In Search of the Perfect Window

THOSE who advertise rooms or flats to let often describe them as "room with bath" or "room with tea and coffee-making facilities." A more attractive proposition would be "room with window," for without a view a room is hardly a living place - merely a place of transit.

As an itinerant young writer, I lived in many single-room apartments, or "bed-sitters" as they were called, and I have to admit that the quality of my life was certainly enhanced if any window looked out on something a little more inspiring than a factory wall or someone's backyard.

We cherish a romantic image of a starving young poet living in a garret and writing odes to skylarks, but, believe me, garrets don't help. For six months in London I lived in a small attic room that had no view at all, except for the roofs of other houses - an endless vista of gray tiles and blackened chimneys, without so much as a proverbial cat to relieve the monotony. I did not write a single ode, for no self-respecting nightingale or lark ever found its way up there.

My next room, somewhere near Clapham Junction, had a "view of the railway," but you couldn't actually see the railway lines because of the rows of washing that were hung out to dry behind the building.

It was a working-class area, and there were no laundries around the corner. But if you couldn't see the railway, you could certainly hear it. Every time a train thundered past, the building shuddered, and ornaments, crockery, and dishes rattled and rocked as though an earthquake were in progress. It was impossible to hang a picture on the wall; the nail (and with it the picture) fell out after a couple of days. But it reminded me a bit of my Uncle Fred's railway quarters just near Delhi's main railway st ation, and I managed to write a couple of train stories while living in this particular room.

Train windows, naturally, have no equal when it comes to views, especially in India, where there's an ever-changing panorama of mountain, forest, desert, village, town, and city - along with the colorful crowds at every railway station.

But good, personal windows - windows to live with - these were to prove elusive for several years. Even after returning to India, I had some difficulty finding the ideal window.

Moving briefly to a small town in northern India, I was directed to the Park View lodging house. There did happen to be a park in the vicinity, but no view of it could be had from my room or, indeed, from any room in the house. But I found, to my surprise, that the bathroom window actually looked out on the park. It provided a fine view! However, there is a limit to the length of time one can spend in the bath, gazing out at palm fronds waving in the distance. So I moved on again.

After a couple of claustrophobic years in New Delhi, I escaped to the hills, fully expecting that I would immediately find rooms or a cottage with windows facing the eternal snows. But it was not to be!

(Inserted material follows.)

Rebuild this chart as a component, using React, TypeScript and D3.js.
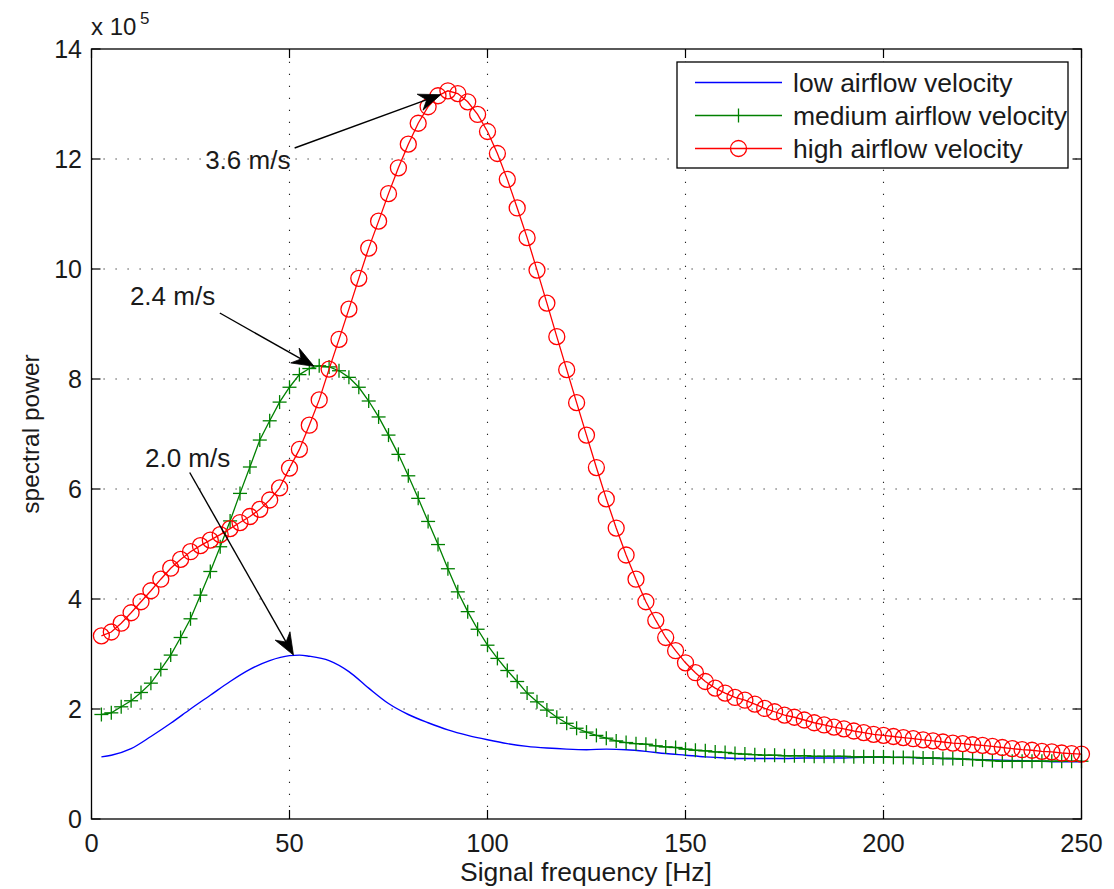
import React from "react";
import * as d3 from "d3";

// Frequencies (Hz) of the sampled spectrum points (medium & high series)
const freqs = [
  2.5, 5, 7.5, 10, 12.5, 15, 17.5, 20, 22.5, 25, 27.5, 30, 32.5, 35, 37.5, 40, 42.5, 45, 47.5, 50,
  52.5, 55, 57.5, 60, 62.5, 65, 67.5, 70, 72.5, 75, 77.5, 80, 82.5, 85, 87.5, 90, 92.5, 95, 97.5, 100,
  102.5, 105, 107.5, 110, 112.5, 115, 117.5, 120, 122.5, 125, 127.5, 130, 132.5, 135, 137.5, 140, 142.5, 145, 147.5, 150,
  152.5, 155, 157.5, 160, 162.5, 165, 167.5, 170, 172.5, 175, 177.5, 180, 182.5, 185, 187.5, 190, 192.5, 195, 197.5, 200,
  202.5, 205, 207.5, 210, 212.5, 215, 217.5, 220, 222.5, 225, 227.5, 230, 232.5, 235, 237.5, 240, 242.5, 245, 247.5, 250,
];

// high airflow velocity (x 1e5)
const highValues = [
  3.33, 3.40, 3.56, 3.75, 3.95, 4.15, 4.36, 4.56, 4.72, 4.86, 4.97, 5.07, 5.17, 5.28, 5.39, 5.50, 5.63, 5.80, 6.02, 6.38,
  6.72, 7.16, 7.62, 8.18, 8.72, 9.27, 9.83, 10.38, 10.87, 11.37, 11.84, 12.27, 12.65, 12.95, 13.15, 13.24, 13.19, 13.04, 12.81, 12.50,
  12.10, 11.63, 11.11, 10.57, 9.98, 9.38, 8.77, 8.17, 7.57, 6.98, 6.39, 5.82, 5.29, 4.80, 4.36, 3.95, 3.61, 3.30, 3.06, 2.84,
  2.66, 2.50, 2.38, 2.29, 2.21, 2.16, 2.09, 2.01, 1.95, 1.89, 1.85, 1.80, 1.75, 1.71, 1.67, 1.64, 1.60, 1.57, 1.54, 1.52,
  1.50, 1.48, 1.46, 1.44, 1.42, 1.40, 1.38, 1.37, 1.35, 1.34, 1.32, 1.30, 1.28, 1.26, 1.25, 1.23, 1.22, 1.20, 1.19, 1.18,
];

// medium airflow velocity (x 1e5)
const mediumValues = [
  1.90, 1.93, 2.04, 2.15, 2.30, 2.47, 2.72, 2.98, 3.30, 3.64, 4.07, 4.50, 4.95, 5.42, 5.92, 6.40, 6.89, 7.24, 7.58, 7.85,
  8.08, 8.19, 8.24, 8.22, 8.15, 8.03, 7.85, 7.60, 7.31, 6.98, 6.63, 6.24, 5.83, 5.41, 4.99, 4.55, 4.13, 3.77, 3.45, 3.16,
  2.92, 2.70, 2.50, 2.29, 2.13, 1.98, 1.85, 1.74, 1.65, 1.58, 1.52, 1.47, 1.42, 1.39, 1.37, 1.36, 1.33, 1.31, 1.30, 1.27,
  1.25, 1.24, 1.22, 1.21, 1.19, 1.18, 1.17, 1.16, 1.16, 1.15, 1.15, 1.15, 1.14, 1.14, 1.14, 1.14, 1.13, 1.13, 1.13, 1.13,
  1.12, 1.12, 1.12, 1.11, 1.11, 1.10, 1.10, 1.09, 1.08, 1.07, 1.06, 1.05, 1.05, 1.05, 1.05, 1.05, 1.05, 1.05, 1.05, 1.05,
];

// low airflow velocity (x 1e5), drawn as a plain line
const lowFreqs = [
  2.5, 5, 10, 15, 20, 25, 30, 35, 40, 45, 50, 52.5, 55, 60, 65, 70, 75, 80, 85, 90, 95, 100, 105, 110, 115, 120,
  125, 130, 135, 140, 145, 150, 155, 160, 165, 170, 175, 180, 185, 190, 195, 200, 205, 210, 215, 220, 225, 230, 235, 240, 245, 250,
];
const lowValues = [
  1.13, 1.16, 1.28, 1.50, 1.74, 2.00, 2.25, 2.50, 2.72, 2.88, 2.97, 2.98, 2.96, 2.88, 2.68, 2.38, 2.10, 1.90, 1.75, 1.62, 1.52, 1.44, 1.37, 1.32, 1.29, 1.27,
  1.26, 1.27, 1.26, 1.23, 1.19, 1.16, 1.13, 1.11, 1.10, 1.10, 1.10, 1.11, 1.11, 1.11, 1.12, 1.12, 1.12, 1.11, 1.10, 1.09, 1.08, 1.07, 1.06, 1.05, 1.04, 1.04,
];

const xTicks = [0, 50, 100, 150, 200, 250];
const yTicks = [0, 2, 4, 6, 8, 10, 12, 14];

const legendLabels = ["low airflow velocity", "medium airflow velocity", "high airflow velocity"];
const seriesColors = ["#0000ff", "#008000", "#ff0000"];

// annotations: label, data point the arrow points at (freq, value)
const annotLabels = ["3.6 m/s", "2.4 m/s", "2.0 m/s"];
const annotTargets: [number, number][] = [[88.2, 13.17], [56.2, 8.23], [51.0, 2.98]];
const annotTextPos: [number, number][] = [[28.7, 11.82], [9.7, 9.35], [13.5, 6.4]];
const annotTails: [number, number][] = [[51.3, 12.2], [32.4, 9.2], [24.8, 6.3]];

const W = 1114;
const H = 889;
const FONT = "'Liberation Sans', Arial, Helvetica, sans-serif";
const TXT = "#1a1a1a";

export default function App() {
  const x = d3.scaleLinear().domain([0, 250]).range([91.5, 1081.5]);
  const y = d3.scaleLinear().domain([0, 14]).range([819, 49]);
  const [x0, x1] = x.range();
  const [y0, y1] = y.range();

  const lineGen = d3
    .line<[number, number]>()
    .x((d) => x(d[0]))
    .y((d) => y(d[1]));
  const smoothGen = d3
    .line<[number, number]>()
    .x((d) => x(d[0]))
    .y((d) => y(d[1]))
    .curve(d3.curveMonotoneX);

  const lowPts: [number, number][] = lowFreqs.map((f, i) => [f, lowValues[i]]);
  const medPts: [number, number][] = freqs.map((f, i) => [f, mediumValues[i]]);
  const highPts: [number, number][] = freqs.map((f, i) => [f, highValues[i]]);

  const tickLen = 9;
  const plus = 7;

  const arrowHead = (tx: number, ty: number, sx: number, sy: number) => {
    const ang = Math.atan2(ty - sy, tx - sx);
    const L = 22;
    const hw = 8.5;
    const notch = 15;
    const c = Math.cos(ang);
    const s = Math.sin(ang);
    const bx = tx - L * c;
    const by = ty - L * s;
    const p1 = [bx - hw * -s, by - hw * c];
    const p2 = [bx + hw * -s, by + hw * c];
    const n = [tx - notch * c, ty - notch * s];
    return `M${tx},${ty}L${p1[0]},${p1[1]}L${n[0]},${n[1]}L${p2[0]},${p2[1]}Z`;
  };

  // legend geometry
  const lgX = 677;
  const lgY = 62;
  const lgW = 391;
  const lgH = 106;
  const rowY = [82.5, 115.5, 148.5];

  return (
    <svg
      width={W}
      height={H}
      style={{ position: "absolute", left: 0, top: 0, background: "#fff" }}
      fontFamily={FONT}
    >
      <rect x={0} y={0} width={W} height={H} fill="#fff" />
      {/* grid */}
      <g stroke="#222" strokeWidth={1.1} strokeDasharray="1.2 10.8">
        {xTicks.slice(1, -1).map((t) => (
          <line key={"gx" + t} x1={x(t)} x2={x(t)} y1={y0} y2={y1} />
        ))}
        {yTicks.slice(1, -1).map((t) => (
          <line key={"gy" + t} x1={x0} x2={x1} y1={y(t)} y2={y(t)} />
        ))}
      </g>
      {/* ticks */}
      <g stroke="#000" strokeWidth={1.2}>
        {xTicks.map((t) => (
          <g key={"tx" + t}>
            <line x1={x(t)} x2={x(t)} y1={y0} y2={y0 - tickLen} />
            <line x1={x(t)} x2={x(t)} y1={y1} y2={y1 + tickLen} />
          </g>
        ))}
        {yTicks.map((t) => (
          <g key={"ty" + t}>
            <line x1={x0} x2={x0 + tickLen} y1={y(t)} y2={y(t)} />
            <line x1={x1} x2={x1 - tickLen} y1={y(t)} y2={y(t)} />
          </g>
        ))}
      </g>

      {/* series */}
      <path d={smoothGen(lowPts) || ""} fill="none" stroke={seriesColors[0]} strokeWidth={1.4} />
      <path d={lineGen(medPts) || ""} fill="none" stroke={seriesColors[1]} strokeWidth={1.3} />
      <g stroke={seriesColors[1]} strokeWidth={1.3}>
        {medPts.map((p, i) => (
          <g key={"m" + i}>
            <line x1={x(p[0]) - plus} x2={x(p[0]) + plus} y1={y(p[1])} y2={y(p[1])} />
            <line x1={x(p[0])} x2={x(p[0])} y1={y(p[1]) - plus} y2={y(p[1]) + plus} />
          </g>
        ))}
      </g>
      <path d={lineGen(highPts) || ""} fill="none" stroke={seriesColors[2]} strokeWidth={1.3} />
      <g stroke={seriesColors[2]} strokeWidth={1.3} fill="none">
        {highPts.map((p, i) => (
          <circle key={"h" + i} cx={x(p[0])} cy={y(p[1])} r={8} />
        ))}
      </g>

      {/* frame */}
      <rect x={x0} y={y1} width={x1 - x0} height={y0 - y1} fill="none" stroke="#000" strokeWidth={1.3} />

      {/* annotations */}
      {annotLabels.map((lab, i) => {
        const [tf, tv] = annotTargets[i];
        const [sf, sv] = annotTails[i];
        const tx = x(tf);
        const ty = y(tv);
        const sx = x(sf);
        const sy = y(sv);
        const ang = Math.atan2(ty - sy, tx - sx);
        const ex = tx - 14 * Math.cos(ang);
        const ey = ty - 14 * Math.sin(ang);
        return (
          <g key={"a" + i}>
            <line x1={sx} y1={sy} x2={ex} y2={ey} stroke="#000" strokeWidth={1.4} />
            <path d={arrowHead(tx, ty, sx, sy)} fill="#000" stroke="#000" strokeWidth={0.8} />
            <text
              x={x(annotTextPos[i][0])}
              y={y(annotTextPos[i][1])}
              fontSize={26}
              fill={TXT}
            >
              {lab}
            </text>
          </g>
        );
      })}

      {/* legend */}
      <rect x={lgX} y={lgY} width={lgW} height={lgH} fill="#fff" stroke="#000" strokeWidth={1.3} />
      {legendLabels.map((lab, i) => (
        <g key={"lg" + i}>
          <line x1={695} x2={782} y1={rowY[i]} y2={rowY[i]} stroke={seriesColors[i]} strokeWidth={1.3} />
          {i === 1 && (
            <line x1={738.5} x2={738.5} y1={rowY[i] - plus} y2={rowY[i] + plus} stroke={seriesColors[i]} strokeWidth={1.3} />
          )}
          {i === 2 && <circle cx={738.5} cy={rowY[i]} r={8} fill="none" stroke={seriesColors[i]} strokeWidth={1.3} />}
          <text x={793} y={rowY[i] + 9} fontSize={26.5} fill={TXT}>
            {lab}
          </text>
        </g>
      ))}

      {/* tick labels */}
      {xTicks.map((t) => (
        <text key={"xl" + t} x={x(t)} y={852} textAnchor="middle" fontSize={25.5} fill={TXT}>
          {t}
        </text>
      ))}
      {yTicks.map((t) => (
        <text key={"yl" + t} x={82} y={y(t) + 9} textAnchor="end" fontSize={25} fill={TXT}>
          {t}
        </text>
      ))}
      {/* exponent */}
      <text x={91} y={35} fontSize={24} fill={TXT}>
        x 10
      </text>
      <text x={140} y={24} fontSize={17} fill={TXT}>
        5
      </text>

      {/* axis labels */}
      <text x={586} y={881} textAnchor="middle" fontSize={26.5} fill={TXT}>
        Signal frequency [Hz]
      </text>
      <text
        transform={`translate(39,434) rotate(-90)`}
        textAnchor="middle"
        fontSize={24.5}
        fill={TXT}
      >
        spectral power
      </text>
    </svg>
  );
}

To see the snows I had to walk four miles from my lodgings to the highest point in the hill station. My window looked out on a high stone rampart, built to prevent the steep hillside from collapsing. True, a number of wild things grew in the wall - bunches of red sorrel, dandelions, tough weeds of various kinds, and, at the base, a large clump of nettles. Now I am sure there are people who can grow ecstatic over nettles, but I am not one of them. I find that nettles sting me at the first opportunity. So I gave my nettles a wide berth.

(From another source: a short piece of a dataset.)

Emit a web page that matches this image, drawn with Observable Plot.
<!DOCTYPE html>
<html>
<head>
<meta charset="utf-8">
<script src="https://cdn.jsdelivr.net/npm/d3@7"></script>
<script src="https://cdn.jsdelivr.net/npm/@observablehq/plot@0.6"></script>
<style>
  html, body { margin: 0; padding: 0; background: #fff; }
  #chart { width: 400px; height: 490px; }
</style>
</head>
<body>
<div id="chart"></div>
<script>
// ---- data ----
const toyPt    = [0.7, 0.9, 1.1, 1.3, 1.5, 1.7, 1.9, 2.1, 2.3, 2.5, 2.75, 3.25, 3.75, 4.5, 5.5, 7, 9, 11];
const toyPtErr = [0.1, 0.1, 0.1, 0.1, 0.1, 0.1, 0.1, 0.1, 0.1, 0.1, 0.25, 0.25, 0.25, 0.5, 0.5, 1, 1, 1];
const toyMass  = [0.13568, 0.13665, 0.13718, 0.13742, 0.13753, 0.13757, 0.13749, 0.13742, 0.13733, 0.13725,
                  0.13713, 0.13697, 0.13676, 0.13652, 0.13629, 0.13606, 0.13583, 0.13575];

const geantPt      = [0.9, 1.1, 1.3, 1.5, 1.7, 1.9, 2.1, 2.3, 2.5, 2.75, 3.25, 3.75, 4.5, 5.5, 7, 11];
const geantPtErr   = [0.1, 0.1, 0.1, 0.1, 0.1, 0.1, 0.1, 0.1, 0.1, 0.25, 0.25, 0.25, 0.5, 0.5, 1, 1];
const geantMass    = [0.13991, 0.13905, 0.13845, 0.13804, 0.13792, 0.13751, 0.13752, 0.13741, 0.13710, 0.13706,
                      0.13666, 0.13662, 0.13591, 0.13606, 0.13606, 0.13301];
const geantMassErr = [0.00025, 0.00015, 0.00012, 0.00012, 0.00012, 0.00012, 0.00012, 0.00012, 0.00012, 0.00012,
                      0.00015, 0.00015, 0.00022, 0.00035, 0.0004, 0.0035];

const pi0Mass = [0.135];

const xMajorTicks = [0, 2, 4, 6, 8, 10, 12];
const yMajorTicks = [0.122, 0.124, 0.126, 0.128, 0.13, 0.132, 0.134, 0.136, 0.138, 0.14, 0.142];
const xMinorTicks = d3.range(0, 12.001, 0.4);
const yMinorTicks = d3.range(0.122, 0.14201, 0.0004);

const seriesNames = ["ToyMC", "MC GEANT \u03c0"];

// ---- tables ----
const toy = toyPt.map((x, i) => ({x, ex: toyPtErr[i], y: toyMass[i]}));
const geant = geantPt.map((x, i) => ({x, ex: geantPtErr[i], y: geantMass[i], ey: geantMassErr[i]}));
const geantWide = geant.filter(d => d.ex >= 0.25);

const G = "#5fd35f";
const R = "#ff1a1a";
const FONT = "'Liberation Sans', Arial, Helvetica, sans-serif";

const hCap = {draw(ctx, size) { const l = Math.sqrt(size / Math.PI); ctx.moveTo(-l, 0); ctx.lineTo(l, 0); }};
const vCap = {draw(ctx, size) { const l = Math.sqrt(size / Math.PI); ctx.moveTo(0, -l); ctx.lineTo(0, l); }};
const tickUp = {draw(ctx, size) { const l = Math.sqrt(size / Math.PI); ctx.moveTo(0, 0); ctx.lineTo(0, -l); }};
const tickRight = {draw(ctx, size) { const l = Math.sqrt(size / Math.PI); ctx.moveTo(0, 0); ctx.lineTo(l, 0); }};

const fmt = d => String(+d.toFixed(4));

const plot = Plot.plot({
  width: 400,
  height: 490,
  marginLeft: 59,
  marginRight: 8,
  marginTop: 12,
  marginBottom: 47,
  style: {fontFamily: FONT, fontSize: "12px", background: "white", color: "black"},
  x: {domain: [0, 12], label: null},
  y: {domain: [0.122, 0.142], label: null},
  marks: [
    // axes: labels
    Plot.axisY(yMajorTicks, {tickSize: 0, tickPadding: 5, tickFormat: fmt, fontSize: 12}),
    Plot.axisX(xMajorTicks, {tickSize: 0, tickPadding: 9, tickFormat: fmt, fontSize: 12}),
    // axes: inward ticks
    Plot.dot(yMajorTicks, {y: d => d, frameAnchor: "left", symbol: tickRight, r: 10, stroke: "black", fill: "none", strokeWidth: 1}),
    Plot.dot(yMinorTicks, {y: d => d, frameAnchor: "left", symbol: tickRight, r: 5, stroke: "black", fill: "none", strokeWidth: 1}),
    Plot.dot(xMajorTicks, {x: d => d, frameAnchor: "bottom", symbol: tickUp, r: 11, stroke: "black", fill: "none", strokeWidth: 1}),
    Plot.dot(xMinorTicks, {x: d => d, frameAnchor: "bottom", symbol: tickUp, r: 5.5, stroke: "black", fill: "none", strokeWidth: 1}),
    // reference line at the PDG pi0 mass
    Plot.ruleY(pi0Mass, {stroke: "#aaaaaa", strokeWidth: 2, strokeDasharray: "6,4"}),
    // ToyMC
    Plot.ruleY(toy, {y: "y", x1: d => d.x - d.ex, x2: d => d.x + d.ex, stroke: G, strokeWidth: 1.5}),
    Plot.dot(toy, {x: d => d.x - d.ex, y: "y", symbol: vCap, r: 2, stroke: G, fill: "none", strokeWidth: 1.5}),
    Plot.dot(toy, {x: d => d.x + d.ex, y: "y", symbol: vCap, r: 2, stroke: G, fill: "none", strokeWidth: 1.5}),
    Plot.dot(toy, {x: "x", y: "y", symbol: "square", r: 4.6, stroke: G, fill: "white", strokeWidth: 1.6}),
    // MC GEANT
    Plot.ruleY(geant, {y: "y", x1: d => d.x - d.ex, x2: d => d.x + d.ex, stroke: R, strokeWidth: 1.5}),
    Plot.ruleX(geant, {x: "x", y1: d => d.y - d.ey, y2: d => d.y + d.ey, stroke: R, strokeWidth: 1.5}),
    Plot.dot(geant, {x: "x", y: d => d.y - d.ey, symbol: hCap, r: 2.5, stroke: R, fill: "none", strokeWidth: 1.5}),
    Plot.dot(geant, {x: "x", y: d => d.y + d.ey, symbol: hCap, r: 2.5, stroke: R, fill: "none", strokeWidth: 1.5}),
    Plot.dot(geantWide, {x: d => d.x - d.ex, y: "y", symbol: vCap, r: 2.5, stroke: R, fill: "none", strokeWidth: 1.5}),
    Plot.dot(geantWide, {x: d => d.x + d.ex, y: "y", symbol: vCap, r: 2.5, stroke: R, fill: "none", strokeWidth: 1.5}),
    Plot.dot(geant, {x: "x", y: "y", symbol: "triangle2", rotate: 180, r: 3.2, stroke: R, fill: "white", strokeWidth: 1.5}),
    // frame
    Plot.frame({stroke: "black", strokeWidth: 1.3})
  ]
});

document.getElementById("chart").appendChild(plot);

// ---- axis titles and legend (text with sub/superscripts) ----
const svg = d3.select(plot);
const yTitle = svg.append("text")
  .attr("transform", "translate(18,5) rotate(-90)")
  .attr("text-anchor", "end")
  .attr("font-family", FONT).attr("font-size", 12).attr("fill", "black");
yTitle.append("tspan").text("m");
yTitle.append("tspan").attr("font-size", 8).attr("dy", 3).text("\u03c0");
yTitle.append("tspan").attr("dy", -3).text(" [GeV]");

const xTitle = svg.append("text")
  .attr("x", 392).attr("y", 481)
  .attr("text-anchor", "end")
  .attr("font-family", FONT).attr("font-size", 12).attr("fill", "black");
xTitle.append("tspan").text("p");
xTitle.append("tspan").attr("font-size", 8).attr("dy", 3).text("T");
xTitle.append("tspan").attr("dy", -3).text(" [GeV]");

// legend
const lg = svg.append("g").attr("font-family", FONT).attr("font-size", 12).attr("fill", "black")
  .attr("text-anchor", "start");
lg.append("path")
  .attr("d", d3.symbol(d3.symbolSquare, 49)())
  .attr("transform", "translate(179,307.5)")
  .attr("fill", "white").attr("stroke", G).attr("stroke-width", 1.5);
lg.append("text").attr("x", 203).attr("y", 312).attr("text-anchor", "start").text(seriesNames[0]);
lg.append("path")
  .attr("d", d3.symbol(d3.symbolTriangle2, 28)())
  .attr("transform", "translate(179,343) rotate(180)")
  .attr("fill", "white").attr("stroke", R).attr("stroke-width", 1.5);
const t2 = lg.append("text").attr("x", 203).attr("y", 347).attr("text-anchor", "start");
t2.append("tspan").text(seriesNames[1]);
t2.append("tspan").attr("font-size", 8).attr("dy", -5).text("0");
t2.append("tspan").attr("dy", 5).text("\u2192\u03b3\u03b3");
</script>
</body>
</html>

And then, at last, persistence was rewarded. I found my present abode, a windswept, rather shaky old house on the edge of a spur. My bedroom window opened on to blue skies, mountains striding away into the far distance, winding rivers in the valley below, and, just to bring me down to earth, the local television tower. Like the Red Shadow in "The Desert Song," I could stand at my window and sing "Blue heaven, and you and I," even if the only listener was a startled policeman.

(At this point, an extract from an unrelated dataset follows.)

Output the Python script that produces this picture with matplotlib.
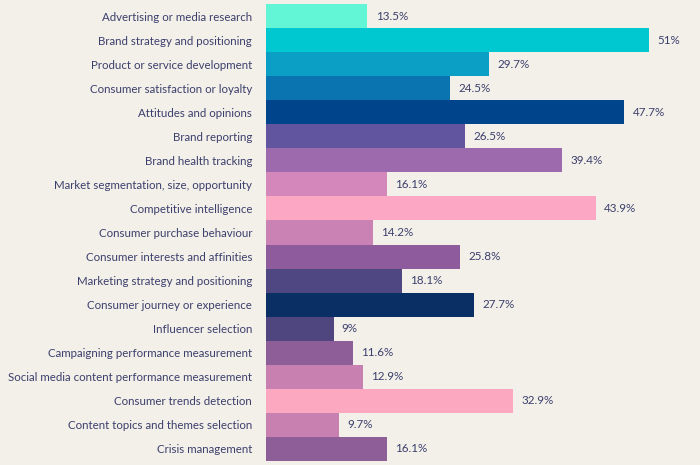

The window was so positioned that I could lie on my bed and look at the sky, or sit at my desk and look at the hills, or stand at the window and look at the road below.

Which is the best of these views?

Some would say the hills, but the hills never change. Some would say the road, because the road is full of change and movement - tinkers, tailors, tourists, salesmen, cars, trucks and motorcycles, mules, ponies, and even, on one occasion, an elephant. The elephant had no business being up here, but I suppose if Hannibal could take them over the Alps, an attempt could also be made on the Himalayan passes. (It returned to the plains the next day.)

THE road is never dull, but, given a choice, I'd opt for the sky. The sky is never the same. Even when it's cloudless, the sky colors are different. The morning sky, the daytime sky, the evening sky, the moonlit sky, the starry sky, these are all different skies. And there are almost always birds in the sky - eagles flying high, mountain swifts doing acrobatics, cheeky myna birds meeting under the eaves of the roof, sparrows flitting in and out of the room at will. Sometimes a butterfly floats in on the breeze. And on summer nights, great moths enter at the open window, dazzled by my reading light. I have to catch them and put them out again, lest they injure themselves.

When the monsoon rains arrive, the window has to be closed, otherwise cloud and mist fill the room, and that isn't good for my books. But the sky is even more fascinating at this time of the year.

From my desk I can, at this very moment, see the clouds advancing across the valley, rolling over the hills, ascending the next range. Raindrops patter against the window panes, closed until the rain stops.

And when the shower passes and the clouds open up, the heavens are a deeper, darker blue. Truly magic casements these. ... For every time I see the sky I am aware of belonging to the universe rather than to just one corner of the earth.